The report, which was prepared by the CoE rapporteur for the political affairs committee, Bjorn Von Sydow, also stresses that the focus of the Council of Europe in Kosovo should be on standards, rather than status.
Many issues are tackled in Sydow’s report, which will be discussed and voted on today in Strasbourg, ranging from the rule of law and police to displaced people, property rights, and media.
The assembly, the report notes, should call on the EU rule-of-law mission, EULEX, the UN mission in Kosovo, UNMIK, and Kosovo’s government to take concrete action to address the poor respect for the rule of law in Kosovo, which “affects the everyday lives of all persons in Kosovo, irrespective of the community they belong to, undermines their trust in the political system and the prospects of economic development”.
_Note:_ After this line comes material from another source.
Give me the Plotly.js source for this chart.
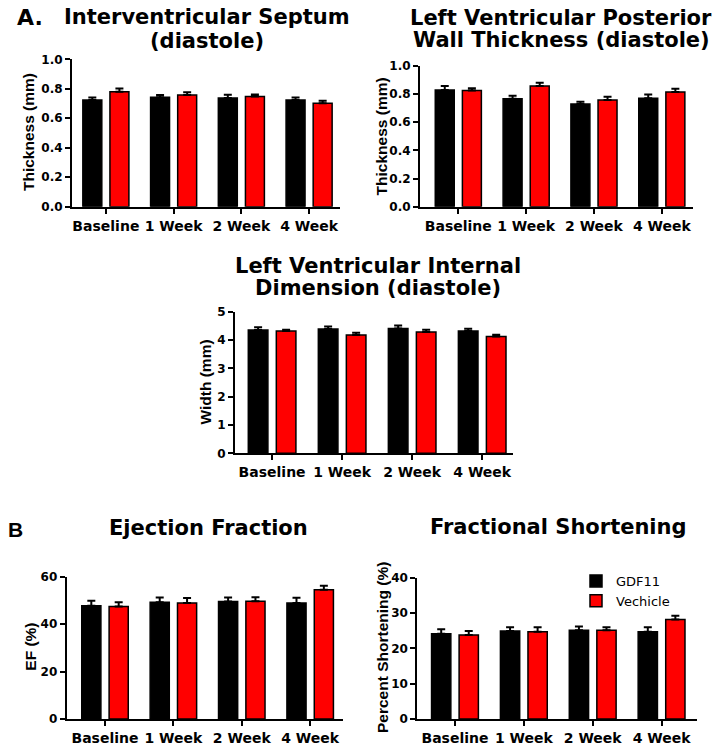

Actions recommended involve taking public stances to condemn corruption including in the political system and introducing without further delay comprehensive legislation on procurement which addresses the present legal and practical weaknesses.
The assembly also encourages the European Union to continue its policy of diversity on status and unity on engagement. 33 out of 47 member states in the Council of Europe have recognised Kosovo.
The EU is asked to strengthen its EULEX mission by improving its public image in Kosovo through a more developed and inclusive communication policy, and reinforcing its presence and role in the north of Kosovo.
The resolution also calls on the authorities in Pristina and Belgrade to find a “constructive and pragmatic attitude” in order to solve practical problems affecting Kosovo Serbs and other minority communities in or from Kosovo, including issues surrounding identity documents, energy supply, property rights, and dialogue and reconciliation between groups.
Kosovo government spokesperson Memli Krasniqi told Balkan Insight that PACE is a respected institution and has drafted a well-meaning resolution on Kosovo.
“As for the priorities set out in this resolution, the majority of them are already a priority for Kosovo’s government,” Krasniqi said. “These are the main areas that the government and many of its institutions are working on, such as fighting corruption, improving rule of law and particularly reforms in procurement legislation.”
On Monday Croatian President Ivo Josipovic addressed the assembly for the first time in his new post, and outlined the progress his country has made in protecting and promoting human rights and fighting organised crime and corruption. Montenegrin Prime Minister Milo Djukanovic will address the assembly today, while Macedonian President Gjorgje Ivanov is set to speak before the assembly on June 24.